Yes, is the simple answer.


----------



## Tez3 (Aug 27, 2011)

The hyungs are almost exactly the same as the katas of Shotokan and Wado Ryu karate, just have a few kicks added and some of the more difficult moves taken out. It is undoubtably karate with the Japanese replaced by Korean.


----------



## cdunn (Aug 27, 2011)

The better answer, I feel, is: "Who cares?" By historical accident, we incorporate the old Shoto kata as a portion of our teachings. Is that all we teach? No. Do we teach everything that a student of Funakoshi was going to learn? No; we never really had the line to Funakoshi. Further, ryu-pa has ensured that our Tang Soo Do is not all the same. I learn what my instructor feels worked for him, and add what I feel will work for me. 

Tang Soo Do is Tang Soo Do. What is Tang Soo Do? Well, my teachers tell me it's whatever I manage to use to defend myself when I need to - Up to and including taking off my shoe and beating the other guy across the face with it. And that's the attitude, if I recall correctly from his book, that Hwang Kee took as well. Yes, there's hyung, and techniques that are handed down as your first set of choices to ingrain. Most of it comes from the experiences that Hwang Kee had, which included reading Funakoshi's manual and working it out. Does that make us karate? Guess that depends on what you call karate. I feel like I have more in common with an Okinawan or Japanese practicioner than I do with the TKD guys some times, but there are karate guys I respect that tell me that what I do isn't karate. Well, whatever, only thing that matters is if it works. I haven't been asked to defend myself. It has, in general, made me physically, and probably emotionally, healthier. Good enough for me.


----------



## Makalakumu (Aug 27, 2011)

I consider TSD to be a branch on the karate tree of arts.  Hell, TKD sits on that tree as well, but it has grown further away from the source.  All karate originates in Okinawa.  We all trace our lineage back to there.  We aren't a separate martial art from karate, just a different interpretation.


----------



## Kong Soo Do (Aug 27, 2011)

Makalakumu said:


> I consider TSD to be a branch on the karate tree of arts. Hell, TKD sits on that tree as well, but it has grown further away from the source. All karate originates in Okinawa. We all trace our lineage back to there. We aren't a separate martial art from karate, just a different interpretation.
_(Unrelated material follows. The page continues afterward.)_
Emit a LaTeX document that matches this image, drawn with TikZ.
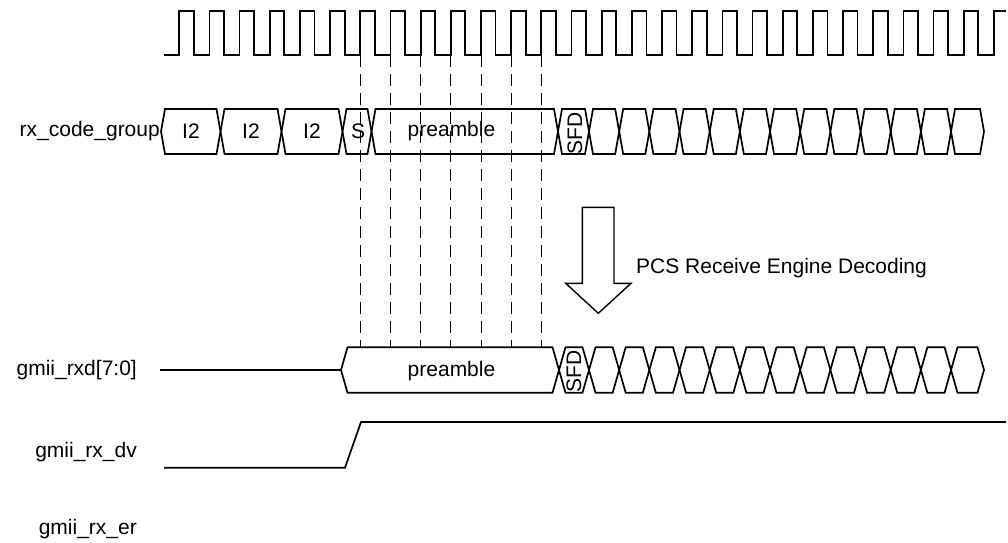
\documentclass[tikz,border=0pt]{standalone}
\usepackage{fontspec}
\setmainfont{Liberation Sans}
\usetikzlibrary{arrows.meta,positioning,calc}
\tikzset{
  sig/.style={line width=1.7pt},
  gridline/.style={line width=0.8pt,dash pattern=on 12pt off 7pt},
  lbl/.style={inner sep=0pt,font=\fontsize{21pt}{24pt}\selectfont},
}
% one bus segment: left, right, middle y, half height, slope
\newcommand\busbox[5]{%
  \draw[sig] ({#1},{#3}) -- ++({#5},{-#4}) -- ({#2-#5},{#3-#4}) -- ({#2},{#3})
    -- ({#2-#5},{#3+#4}) -- ({#1+#5},{#3+#4}) -- cycle;}
\begin{document}
\begin{tikzpicture}[x=1pt,y=-1pt]
\useasboundingbox (0,0) rectangle (1008,542);

% clock
\draw[sig] (164,55) foreach \k in {0,...,26} {
  -- ({179.3+30.17*\k},55) -- ({179.3+30.17*\k},11)
  -- ({193.8+30.17*\k},11) -- ({193.8+30.17*\k},55) }
  -- (993.9,55) -- (993.9,11) -- (1006,11);

% sampling edges
\foreach \k in {6,...,12}
  \draw[gridline] ({179.3+30.17*\k},55) -- ({179.3+30.17*\k},347);

% rx_code_group
\foreach \a/\b in {161/220.5,220.5/281.5,281.5/342.5,342.5/371.5,371.5/558,558/589}
  \busbox{\a}{\b}{131.5}{22.5}{4};
\foreach \k in {0,...,11}
  \busbox{589+30.17*\k}{619.17+30.17*\k}{131.5}{22.5}{4};
\busbox{951}{984}{131.5}{22.5}{4};

% gmii_rxd
\draw[sig] (160,370) -- (341,370);
\foreach \a/\b in {341/559,559/589}
  \busbox{\a}{\b}{370}{22.7}{6.5};
\foreach \k in {0,...,11}
  \busbox{589+30.17*\k}{619.17+30.17*\k}{370}{22.7}{6.5};
\busbox{951}{984}{370}{22.7}{6.5};

% gmii_rx_dv
\draw[sig] (164,467.7) -- (345,467.7) -- (361,422) -- (1006,422);

% decoding arrow
\draw[line width=1.4pt,fill=white] (582.3,207.3) -- (614,207.3) -- (614,283.3)
  -- (631,283.3) -- (598.3,313.3) -- (565.7,283.3) -- (582.3,283.3) -- cycle;

\node[lbl,anchor=east] (cgname) at (160,131.5) {rx\_code\_group};
\node[lbl] (idleA) at (191,131.5) {I2};
\node[lbl] (idleB) at (251,131.5) {I2};
\node[lbl] (idleC) at (312,131.5) {I2};
\node[lbl] (start) at (358,131.5) {S};
\node[lbl] (cgpre) at (451.5,131.5) {preamble};
\node[lbl,rotate=90] (cgsfd) at (575,133) {SFD};

\node[lbl,anchor=west] (engine) at (636,268) {PCS Receive Engine Decoding};

\node[lbl,anchor=east] (rxdname) at (137,370) {gmii\_rxd[7:0]};
\node[lbl] (rxdpre) at (451.5,371) {preamble};
\node[lbl,rotate=90] (rxdsfd) at (574,371) {SFD};
\node[lbl,anchor=east] (dvname) at (137,452) {gmii\_rx\_dv};
\node[lbl,anchor=east] (ername) at (137,529) {gmii\_rx\_er};
\end{tikzpicture}
\end{document}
This is an excellent way to put it, very well done!


----------



## DMcHenry (Aug 27, 2011)

I agree with these guys.  If you look at the characters from Okanawan Karate and pronounce them in Korean, it would be "Tang Soo".  So it's basically saying Karate in Korean.  All the Kwan founders trained in Karate (excepte Hwang Kee).


----------



## Manny (Aug 29, 2011)

Makalakumu said:


> We aren't a separate martial art from karate, just a different interpretation.



I like it.

Manny


----------



## kbarrett (Nov 25, 2011)

I agreee with everybodies answers, specially Mr. Dunns.

Ken Barrett


----------